● **WORK TO COMPLETE**:
Copy each line below in which the word "this" occurs.

● **Charts and diagrams as code**:
— Start —
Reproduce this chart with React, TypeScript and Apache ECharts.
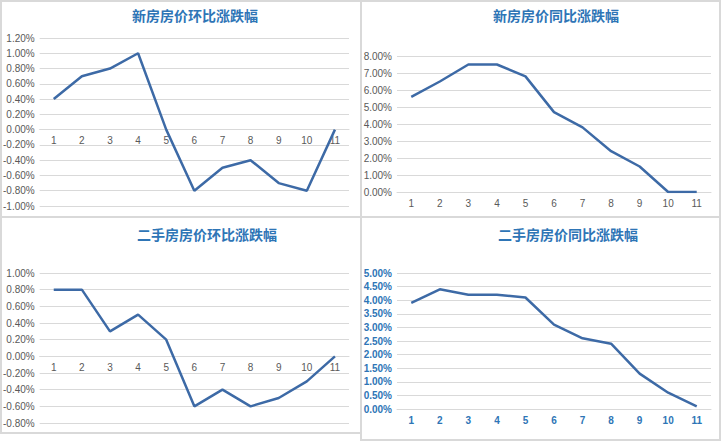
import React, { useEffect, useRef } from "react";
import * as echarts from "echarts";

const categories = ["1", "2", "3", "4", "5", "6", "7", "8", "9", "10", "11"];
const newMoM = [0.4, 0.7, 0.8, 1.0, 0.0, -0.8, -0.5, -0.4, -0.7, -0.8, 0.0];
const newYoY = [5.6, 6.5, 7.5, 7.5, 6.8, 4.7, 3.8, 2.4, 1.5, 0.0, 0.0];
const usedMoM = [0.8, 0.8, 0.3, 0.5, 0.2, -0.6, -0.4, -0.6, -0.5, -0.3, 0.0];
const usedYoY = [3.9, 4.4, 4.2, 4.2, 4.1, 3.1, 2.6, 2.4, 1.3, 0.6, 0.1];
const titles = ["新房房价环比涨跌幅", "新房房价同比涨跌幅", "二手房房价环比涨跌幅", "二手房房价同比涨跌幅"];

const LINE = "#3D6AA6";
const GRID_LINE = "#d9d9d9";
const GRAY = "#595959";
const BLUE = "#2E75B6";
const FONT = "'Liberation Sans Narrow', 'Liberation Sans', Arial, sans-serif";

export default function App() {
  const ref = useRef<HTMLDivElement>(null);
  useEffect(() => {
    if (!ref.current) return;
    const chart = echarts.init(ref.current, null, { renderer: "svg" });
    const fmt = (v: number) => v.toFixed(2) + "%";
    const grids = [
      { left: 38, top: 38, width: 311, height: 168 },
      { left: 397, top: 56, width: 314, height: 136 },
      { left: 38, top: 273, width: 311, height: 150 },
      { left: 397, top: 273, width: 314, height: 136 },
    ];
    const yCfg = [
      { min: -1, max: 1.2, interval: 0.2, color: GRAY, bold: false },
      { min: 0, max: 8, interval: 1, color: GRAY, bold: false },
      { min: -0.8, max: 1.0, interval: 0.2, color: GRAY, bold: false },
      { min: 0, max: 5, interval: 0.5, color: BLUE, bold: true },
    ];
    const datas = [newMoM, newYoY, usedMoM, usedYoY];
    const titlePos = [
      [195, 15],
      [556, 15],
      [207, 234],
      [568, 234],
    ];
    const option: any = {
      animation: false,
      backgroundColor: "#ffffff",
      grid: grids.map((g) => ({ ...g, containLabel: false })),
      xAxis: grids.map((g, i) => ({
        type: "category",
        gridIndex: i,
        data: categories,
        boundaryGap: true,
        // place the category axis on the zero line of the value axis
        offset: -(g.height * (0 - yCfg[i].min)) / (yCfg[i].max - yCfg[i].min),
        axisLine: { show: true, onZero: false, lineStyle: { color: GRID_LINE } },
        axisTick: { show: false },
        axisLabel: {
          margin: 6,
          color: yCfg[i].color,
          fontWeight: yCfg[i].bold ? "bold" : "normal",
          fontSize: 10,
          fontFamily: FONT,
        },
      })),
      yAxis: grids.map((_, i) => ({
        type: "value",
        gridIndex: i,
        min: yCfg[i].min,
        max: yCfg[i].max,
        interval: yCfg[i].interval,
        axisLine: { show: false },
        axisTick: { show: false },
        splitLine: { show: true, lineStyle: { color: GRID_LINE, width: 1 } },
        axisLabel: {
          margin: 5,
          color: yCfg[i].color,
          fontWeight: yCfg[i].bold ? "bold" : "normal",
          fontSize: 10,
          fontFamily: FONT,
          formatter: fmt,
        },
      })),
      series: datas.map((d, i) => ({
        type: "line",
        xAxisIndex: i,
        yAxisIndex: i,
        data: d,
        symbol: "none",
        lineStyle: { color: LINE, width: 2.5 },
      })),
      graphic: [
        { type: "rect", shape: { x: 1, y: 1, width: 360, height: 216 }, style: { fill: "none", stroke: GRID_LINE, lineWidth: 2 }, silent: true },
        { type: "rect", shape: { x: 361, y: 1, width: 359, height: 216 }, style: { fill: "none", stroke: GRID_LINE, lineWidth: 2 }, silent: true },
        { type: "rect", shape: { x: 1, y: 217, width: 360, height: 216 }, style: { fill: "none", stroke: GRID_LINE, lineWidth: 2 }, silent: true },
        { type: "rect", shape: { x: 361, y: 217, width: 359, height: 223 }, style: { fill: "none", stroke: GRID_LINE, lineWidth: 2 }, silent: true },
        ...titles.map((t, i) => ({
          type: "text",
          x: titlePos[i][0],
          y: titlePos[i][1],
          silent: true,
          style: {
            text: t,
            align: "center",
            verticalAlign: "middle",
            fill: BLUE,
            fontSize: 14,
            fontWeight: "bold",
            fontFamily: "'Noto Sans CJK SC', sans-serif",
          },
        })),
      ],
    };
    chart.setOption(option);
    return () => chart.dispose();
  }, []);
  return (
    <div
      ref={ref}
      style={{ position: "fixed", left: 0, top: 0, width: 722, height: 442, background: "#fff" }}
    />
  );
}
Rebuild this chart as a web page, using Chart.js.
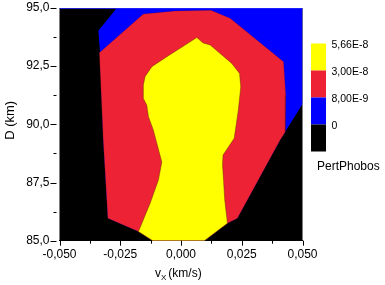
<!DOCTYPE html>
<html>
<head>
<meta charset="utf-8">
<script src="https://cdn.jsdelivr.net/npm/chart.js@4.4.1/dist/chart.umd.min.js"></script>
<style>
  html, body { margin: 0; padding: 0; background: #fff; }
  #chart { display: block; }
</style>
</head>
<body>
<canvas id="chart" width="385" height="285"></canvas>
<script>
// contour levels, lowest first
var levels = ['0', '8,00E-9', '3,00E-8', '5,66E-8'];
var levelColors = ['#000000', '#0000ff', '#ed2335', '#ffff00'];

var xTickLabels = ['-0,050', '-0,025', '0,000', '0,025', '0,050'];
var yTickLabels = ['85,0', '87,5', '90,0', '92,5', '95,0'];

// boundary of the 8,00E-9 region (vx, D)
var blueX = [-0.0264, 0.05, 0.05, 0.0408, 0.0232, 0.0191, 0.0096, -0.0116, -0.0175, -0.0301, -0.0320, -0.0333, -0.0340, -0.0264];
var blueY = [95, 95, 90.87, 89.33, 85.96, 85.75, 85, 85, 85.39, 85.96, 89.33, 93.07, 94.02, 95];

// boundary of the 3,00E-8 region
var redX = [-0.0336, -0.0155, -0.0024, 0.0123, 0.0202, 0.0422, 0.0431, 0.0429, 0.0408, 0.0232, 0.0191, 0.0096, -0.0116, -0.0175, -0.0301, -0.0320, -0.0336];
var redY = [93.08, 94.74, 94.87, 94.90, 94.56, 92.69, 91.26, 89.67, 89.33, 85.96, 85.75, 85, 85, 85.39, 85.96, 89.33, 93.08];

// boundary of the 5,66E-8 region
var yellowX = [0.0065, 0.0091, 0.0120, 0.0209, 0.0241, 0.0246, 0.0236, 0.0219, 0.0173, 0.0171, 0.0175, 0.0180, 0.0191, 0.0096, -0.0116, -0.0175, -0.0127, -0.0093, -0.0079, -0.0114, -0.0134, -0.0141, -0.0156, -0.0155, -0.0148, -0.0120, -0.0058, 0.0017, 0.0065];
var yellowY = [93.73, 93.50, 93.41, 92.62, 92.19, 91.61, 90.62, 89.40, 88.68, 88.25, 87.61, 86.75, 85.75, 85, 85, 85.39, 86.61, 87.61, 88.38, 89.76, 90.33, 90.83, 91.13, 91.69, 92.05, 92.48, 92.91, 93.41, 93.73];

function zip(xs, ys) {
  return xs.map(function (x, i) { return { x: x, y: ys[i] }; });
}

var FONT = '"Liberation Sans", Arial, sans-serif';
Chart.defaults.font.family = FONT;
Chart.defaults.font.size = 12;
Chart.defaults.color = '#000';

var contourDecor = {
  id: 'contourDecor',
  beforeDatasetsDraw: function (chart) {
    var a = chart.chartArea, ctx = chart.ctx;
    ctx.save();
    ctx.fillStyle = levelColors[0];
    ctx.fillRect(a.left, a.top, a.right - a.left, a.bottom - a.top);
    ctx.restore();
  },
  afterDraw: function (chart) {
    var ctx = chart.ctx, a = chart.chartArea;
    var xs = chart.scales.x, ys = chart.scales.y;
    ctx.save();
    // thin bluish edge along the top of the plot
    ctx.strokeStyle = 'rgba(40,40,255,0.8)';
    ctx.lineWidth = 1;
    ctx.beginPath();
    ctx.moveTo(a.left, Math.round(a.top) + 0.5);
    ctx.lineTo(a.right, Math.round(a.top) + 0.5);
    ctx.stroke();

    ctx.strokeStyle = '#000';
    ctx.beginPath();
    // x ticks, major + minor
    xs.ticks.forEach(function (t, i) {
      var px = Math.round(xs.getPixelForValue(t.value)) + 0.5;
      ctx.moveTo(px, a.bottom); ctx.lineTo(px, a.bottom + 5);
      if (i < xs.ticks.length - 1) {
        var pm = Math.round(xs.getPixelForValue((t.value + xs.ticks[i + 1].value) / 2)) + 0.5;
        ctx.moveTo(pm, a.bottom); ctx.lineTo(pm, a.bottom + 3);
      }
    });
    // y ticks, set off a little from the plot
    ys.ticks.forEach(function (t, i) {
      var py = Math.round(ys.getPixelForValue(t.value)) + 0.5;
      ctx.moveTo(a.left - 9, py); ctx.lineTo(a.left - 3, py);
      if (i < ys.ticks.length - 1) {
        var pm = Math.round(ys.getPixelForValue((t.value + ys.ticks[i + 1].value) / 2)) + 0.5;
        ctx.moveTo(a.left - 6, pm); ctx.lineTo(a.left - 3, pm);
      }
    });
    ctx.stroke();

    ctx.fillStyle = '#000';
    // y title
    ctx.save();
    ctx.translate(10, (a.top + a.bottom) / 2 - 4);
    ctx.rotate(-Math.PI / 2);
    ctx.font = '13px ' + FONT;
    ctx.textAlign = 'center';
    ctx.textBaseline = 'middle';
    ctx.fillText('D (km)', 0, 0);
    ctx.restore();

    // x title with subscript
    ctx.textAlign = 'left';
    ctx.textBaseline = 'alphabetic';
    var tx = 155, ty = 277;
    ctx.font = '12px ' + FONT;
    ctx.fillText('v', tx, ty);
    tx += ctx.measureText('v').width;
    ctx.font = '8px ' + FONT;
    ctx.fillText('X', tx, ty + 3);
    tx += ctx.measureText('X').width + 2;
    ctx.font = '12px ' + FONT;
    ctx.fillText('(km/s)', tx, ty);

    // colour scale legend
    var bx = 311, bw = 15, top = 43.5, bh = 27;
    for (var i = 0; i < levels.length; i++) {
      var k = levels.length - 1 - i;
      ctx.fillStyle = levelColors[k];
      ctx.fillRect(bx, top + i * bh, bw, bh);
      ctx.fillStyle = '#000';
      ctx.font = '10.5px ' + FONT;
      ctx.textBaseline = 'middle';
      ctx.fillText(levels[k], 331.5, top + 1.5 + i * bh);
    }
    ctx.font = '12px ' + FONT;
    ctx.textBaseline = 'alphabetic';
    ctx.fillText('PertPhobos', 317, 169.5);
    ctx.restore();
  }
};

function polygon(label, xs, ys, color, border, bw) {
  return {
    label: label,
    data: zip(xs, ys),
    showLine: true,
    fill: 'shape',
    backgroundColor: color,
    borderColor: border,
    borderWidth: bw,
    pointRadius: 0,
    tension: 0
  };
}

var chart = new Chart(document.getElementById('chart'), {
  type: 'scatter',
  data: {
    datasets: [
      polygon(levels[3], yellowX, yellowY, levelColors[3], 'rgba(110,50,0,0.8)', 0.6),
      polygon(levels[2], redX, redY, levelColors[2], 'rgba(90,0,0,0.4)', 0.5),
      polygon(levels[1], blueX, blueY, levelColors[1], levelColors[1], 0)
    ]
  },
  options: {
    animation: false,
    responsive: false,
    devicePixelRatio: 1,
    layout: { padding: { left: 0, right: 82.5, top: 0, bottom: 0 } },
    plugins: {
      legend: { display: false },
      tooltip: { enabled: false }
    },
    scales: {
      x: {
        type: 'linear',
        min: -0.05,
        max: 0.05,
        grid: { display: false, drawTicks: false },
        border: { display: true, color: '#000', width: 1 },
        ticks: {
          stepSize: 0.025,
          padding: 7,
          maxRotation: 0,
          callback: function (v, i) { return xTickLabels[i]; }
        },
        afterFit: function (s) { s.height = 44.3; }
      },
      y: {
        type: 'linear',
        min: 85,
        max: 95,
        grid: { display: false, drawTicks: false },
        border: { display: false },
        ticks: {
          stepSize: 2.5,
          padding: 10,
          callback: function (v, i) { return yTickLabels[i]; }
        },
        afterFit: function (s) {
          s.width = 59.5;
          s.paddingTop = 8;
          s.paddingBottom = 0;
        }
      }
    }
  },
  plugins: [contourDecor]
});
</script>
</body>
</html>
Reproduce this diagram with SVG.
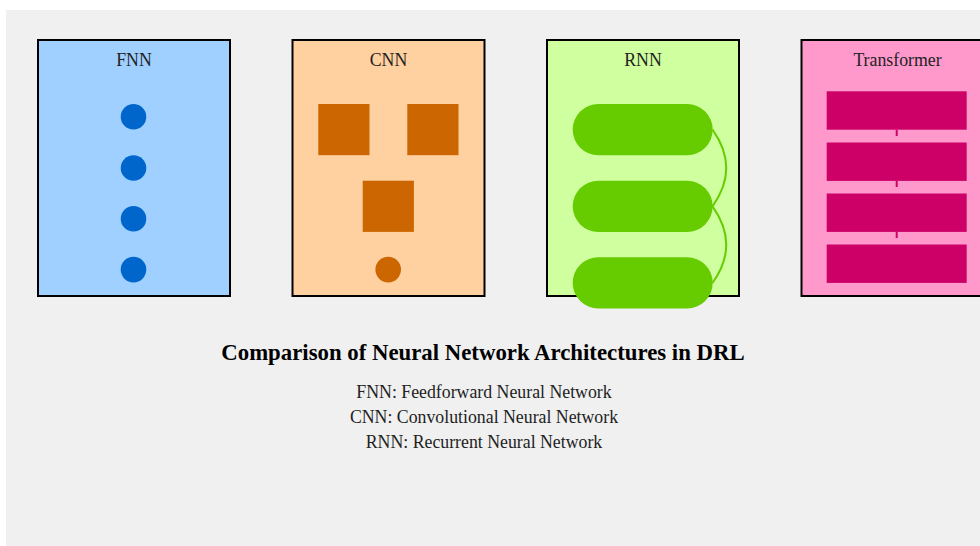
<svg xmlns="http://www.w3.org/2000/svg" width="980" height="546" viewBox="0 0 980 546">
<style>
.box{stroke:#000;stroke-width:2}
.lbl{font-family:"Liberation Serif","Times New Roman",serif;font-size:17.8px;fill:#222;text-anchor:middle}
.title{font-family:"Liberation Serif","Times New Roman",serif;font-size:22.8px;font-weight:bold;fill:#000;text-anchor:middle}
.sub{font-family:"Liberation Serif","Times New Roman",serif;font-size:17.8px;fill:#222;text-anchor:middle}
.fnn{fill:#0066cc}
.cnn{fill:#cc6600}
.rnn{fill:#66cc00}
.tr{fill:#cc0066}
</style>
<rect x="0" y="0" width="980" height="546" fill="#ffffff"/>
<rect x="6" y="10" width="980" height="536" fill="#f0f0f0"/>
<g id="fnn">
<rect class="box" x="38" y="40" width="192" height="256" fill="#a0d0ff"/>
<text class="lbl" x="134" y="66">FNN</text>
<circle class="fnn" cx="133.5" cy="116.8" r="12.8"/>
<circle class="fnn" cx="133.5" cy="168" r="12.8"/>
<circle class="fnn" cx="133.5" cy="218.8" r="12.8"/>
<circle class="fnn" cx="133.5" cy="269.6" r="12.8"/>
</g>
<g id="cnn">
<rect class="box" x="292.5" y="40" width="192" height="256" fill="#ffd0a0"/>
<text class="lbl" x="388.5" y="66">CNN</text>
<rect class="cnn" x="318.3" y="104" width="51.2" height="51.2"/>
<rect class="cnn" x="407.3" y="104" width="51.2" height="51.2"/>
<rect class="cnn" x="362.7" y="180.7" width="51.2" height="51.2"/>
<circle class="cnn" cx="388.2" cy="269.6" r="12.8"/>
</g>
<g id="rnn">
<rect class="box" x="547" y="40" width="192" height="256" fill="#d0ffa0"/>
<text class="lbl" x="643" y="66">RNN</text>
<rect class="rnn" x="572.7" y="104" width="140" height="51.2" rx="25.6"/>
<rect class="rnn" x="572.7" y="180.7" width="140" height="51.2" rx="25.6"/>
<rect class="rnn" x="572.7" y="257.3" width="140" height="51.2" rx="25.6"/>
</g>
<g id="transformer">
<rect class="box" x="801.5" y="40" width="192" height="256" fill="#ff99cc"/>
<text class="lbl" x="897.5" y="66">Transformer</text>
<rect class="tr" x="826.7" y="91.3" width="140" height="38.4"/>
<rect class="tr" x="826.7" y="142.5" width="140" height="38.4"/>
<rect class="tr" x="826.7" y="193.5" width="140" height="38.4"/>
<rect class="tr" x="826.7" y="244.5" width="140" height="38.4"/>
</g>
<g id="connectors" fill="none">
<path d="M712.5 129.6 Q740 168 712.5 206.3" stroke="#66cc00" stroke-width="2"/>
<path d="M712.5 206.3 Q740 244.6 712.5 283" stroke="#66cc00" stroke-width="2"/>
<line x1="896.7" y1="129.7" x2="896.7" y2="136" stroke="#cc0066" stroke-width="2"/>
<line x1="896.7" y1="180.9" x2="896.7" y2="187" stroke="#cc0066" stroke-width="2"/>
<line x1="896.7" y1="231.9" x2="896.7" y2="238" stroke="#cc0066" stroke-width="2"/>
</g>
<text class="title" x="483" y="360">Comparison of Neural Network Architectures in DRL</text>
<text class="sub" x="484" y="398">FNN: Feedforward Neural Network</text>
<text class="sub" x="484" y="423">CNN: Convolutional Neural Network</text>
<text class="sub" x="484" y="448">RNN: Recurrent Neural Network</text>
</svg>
— End —
● **CORRECT ANSWER**:
Reproduce this chart with React, TypeScript and Apache ECharts.
Rebuild this chart as a web page, using Chart.js.
Reproduce this diagram with SVG.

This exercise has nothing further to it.